§ OBJECTIVE: Print, word for word, the opening line of the data below and every line after it through the line that contains "const brentLabels = [85, 95, 105, 115];", but not the pictures.
╭──
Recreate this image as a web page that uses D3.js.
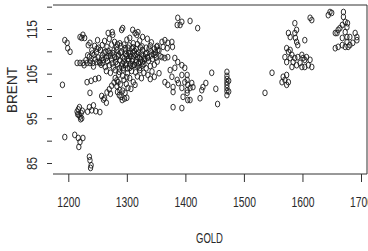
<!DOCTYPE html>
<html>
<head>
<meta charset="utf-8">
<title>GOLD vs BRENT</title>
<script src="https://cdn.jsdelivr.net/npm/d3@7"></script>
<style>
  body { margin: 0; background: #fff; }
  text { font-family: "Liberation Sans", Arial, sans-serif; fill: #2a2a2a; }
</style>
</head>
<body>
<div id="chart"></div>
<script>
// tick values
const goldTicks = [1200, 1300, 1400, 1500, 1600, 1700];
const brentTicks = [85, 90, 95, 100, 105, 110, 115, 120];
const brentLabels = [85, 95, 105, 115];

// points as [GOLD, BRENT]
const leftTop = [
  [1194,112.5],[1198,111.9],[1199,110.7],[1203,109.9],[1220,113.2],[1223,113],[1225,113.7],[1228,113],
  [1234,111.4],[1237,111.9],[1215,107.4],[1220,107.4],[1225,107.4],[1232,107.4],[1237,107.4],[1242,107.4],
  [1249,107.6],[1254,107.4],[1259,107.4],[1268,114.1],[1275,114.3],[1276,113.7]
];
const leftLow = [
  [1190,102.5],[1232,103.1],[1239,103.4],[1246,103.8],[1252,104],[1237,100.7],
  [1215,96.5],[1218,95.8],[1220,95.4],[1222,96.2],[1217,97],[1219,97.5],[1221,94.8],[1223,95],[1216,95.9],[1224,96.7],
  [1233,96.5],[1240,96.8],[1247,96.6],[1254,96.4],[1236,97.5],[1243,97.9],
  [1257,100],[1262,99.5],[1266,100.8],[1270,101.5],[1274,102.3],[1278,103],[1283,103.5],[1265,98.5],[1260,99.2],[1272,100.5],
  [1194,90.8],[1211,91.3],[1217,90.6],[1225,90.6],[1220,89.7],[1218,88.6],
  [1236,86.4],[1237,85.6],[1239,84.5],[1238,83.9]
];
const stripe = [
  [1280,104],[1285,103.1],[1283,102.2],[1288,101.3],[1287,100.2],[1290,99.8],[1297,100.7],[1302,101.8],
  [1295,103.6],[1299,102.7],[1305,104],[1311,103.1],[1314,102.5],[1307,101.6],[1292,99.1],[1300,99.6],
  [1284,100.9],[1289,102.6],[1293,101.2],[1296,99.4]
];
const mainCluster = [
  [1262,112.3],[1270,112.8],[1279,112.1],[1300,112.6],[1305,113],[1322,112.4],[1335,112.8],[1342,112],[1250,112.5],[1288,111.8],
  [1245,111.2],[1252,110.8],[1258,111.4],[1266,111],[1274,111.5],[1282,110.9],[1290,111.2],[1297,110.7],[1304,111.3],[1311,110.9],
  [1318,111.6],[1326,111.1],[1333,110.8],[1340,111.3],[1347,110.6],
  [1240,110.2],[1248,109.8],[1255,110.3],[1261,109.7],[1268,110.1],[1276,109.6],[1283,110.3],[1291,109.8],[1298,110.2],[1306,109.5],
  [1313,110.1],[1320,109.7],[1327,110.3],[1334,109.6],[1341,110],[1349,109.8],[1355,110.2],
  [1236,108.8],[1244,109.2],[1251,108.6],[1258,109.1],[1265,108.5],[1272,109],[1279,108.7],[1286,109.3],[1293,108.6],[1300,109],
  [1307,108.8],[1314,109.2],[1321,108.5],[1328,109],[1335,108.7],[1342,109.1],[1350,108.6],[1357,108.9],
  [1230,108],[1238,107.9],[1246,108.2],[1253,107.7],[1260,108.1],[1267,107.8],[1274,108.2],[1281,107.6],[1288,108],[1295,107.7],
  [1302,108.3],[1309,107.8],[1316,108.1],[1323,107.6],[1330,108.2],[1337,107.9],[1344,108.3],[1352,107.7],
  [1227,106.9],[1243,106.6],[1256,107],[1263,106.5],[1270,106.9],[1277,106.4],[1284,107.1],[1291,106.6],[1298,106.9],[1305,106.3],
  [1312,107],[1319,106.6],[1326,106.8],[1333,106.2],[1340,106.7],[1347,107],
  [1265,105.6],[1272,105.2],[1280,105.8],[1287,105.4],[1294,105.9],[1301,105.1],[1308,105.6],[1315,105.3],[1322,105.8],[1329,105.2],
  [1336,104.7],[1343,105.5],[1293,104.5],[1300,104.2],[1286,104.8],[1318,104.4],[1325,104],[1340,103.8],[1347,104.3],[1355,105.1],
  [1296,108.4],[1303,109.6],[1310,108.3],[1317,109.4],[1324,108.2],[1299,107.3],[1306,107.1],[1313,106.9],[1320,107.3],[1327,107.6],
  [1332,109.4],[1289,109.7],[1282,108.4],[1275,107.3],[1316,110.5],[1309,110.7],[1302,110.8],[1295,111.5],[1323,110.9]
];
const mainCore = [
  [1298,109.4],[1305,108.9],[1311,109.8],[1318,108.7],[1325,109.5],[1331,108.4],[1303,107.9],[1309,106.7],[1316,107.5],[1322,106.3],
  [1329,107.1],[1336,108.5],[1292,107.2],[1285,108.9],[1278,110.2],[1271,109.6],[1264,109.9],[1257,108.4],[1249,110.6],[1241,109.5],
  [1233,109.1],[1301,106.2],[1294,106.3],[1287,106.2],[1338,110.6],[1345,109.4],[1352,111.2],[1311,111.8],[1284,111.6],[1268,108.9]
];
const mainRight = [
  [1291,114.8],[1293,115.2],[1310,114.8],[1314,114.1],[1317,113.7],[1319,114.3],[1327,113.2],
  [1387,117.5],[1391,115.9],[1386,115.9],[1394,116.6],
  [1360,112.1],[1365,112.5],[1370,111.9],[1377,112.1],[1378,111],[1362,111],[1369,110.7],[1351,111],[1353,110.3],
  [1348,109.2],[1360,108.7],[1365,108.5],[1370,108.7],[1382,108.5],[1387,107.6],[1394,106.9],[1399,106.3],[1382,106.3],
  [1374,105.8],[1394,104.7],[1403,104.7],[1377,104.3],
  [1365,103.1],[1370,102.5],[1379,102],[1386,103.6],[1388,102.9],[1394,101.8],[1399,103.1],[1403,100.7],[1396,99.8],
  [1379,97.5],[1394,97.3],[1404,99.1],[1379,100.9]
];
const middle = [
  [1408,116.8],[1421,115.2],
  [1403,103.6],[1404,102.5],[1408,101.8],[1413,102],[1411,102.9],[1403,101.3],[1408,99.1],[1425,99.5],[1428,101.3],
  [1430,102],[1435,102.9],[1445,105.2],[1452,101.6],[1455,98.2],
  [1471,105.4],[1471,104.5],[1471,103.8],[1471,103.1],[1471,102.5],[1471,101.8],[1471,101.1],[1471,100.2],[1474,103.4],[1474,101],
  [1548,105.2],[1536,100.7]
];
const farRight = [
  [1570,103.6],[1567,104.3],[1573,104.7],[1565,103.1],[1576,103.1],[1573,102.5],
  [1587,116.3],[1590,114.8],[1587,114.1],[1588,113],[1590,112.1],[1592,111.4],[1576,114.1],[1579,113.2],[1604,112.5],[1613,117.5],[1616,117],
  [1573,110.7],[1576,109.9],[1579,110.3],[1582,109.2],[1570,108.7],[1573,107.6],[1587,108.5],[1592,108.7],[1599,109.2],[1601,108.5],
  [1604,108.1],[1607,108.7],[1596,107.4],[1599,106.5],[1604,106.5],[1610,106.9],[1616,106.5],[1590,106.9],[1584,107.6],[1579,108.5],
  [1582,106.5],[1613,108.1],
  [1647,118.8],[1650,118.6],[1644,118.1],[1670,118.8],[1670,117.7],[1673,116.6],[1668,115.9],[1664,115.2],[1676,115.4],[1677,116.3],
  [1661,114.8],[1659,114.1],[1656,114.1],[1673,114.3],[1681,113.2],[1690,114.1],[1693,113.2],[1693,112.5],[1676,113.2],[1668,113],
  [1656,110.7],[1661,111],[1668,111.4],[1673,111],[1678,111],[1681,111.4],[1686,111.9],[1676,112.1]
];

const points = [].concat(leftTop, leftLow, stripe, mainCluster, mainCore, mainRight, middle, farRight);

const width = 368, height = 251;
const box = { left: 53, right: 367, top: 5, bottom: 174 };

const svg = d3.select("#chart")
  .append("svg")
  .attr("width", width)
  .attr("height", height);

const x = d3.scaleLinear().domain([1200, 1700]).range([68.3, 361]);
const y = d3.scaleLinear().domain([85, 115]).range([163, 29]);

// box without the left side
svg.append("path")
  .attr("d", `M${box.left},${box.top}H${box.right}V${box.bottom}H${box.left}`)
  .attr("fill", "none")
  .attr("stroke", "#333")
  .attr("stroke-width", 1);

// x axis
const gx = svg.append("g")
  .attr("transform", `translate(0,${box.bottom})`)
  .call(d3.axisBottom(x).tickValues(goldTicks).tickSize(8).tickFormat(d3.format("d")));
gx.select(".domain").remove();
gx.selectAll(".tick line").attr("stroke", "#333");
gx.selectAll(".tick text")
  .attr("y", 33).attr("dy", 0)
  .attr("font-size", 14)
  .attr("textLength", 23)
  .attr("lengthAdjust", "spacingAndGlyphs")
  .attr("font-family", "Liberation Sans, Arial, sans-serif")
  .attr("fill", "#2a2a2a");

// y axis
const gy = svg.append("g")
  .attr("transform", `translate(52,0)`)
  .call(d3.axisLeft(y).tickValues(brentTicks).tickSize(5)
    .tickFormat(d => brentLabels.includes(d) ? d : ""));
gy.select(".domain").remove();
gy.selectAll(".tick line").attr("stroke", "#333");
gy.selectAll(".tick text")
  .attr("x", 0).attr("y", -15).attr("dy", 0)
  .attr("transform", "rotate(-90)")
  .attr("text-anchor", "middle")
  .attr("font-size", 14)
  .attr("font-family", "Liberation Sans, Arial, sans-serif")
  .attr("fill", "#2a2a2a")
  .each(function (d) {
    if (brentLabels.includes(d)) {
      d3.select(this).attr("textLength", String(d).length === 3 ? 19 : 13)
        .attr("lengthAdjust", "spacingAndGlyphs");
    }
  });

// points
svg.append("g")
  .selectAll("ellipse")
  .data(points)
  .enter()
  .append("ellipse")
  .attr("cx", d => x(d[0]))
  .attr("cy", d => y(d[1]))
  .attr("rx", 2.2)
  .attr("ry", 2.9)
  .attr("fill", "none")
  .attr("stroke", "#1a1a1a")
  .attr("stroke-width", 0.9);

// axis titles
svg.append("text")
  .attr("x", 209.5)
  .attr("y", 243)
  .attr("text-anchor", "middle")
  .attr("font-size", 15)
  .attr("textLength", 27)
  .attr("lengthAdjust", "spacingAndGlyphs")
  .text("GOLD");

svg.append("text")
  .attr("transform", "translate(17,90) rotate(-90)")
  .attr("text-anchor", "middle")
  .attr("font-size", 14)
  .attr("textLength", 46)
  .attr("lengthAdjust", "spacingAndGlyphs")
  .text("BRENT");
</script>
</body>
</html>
╰──
§ RESULT OF THIS EXERCISE:
Recreate this image as a web page that uses D3.js.
<!DOCTYPE html>
<html>
<head>
<meta charset="utf-8">
<title>GOLD vs BRENT</title>
<script src="https://cdn.jsdelivr.net/npm/d3@7"></script>
<style>
  body { margin: 0; background: #fff; }
  text { font-family: "Liberation Sans", Arial, sans-serif; fill: #2a2a2a; }
</style>
</head>
<body>
<div id="chart"></div>
<script>
// tick values
const goldTicks = [1200, 1300, 1400, 1500, 1600, 1700];
const brentTicks = [85, 90, 95, 100, 105, 110, 115, 120];
const brentLabels = [85, 95, 105, 115];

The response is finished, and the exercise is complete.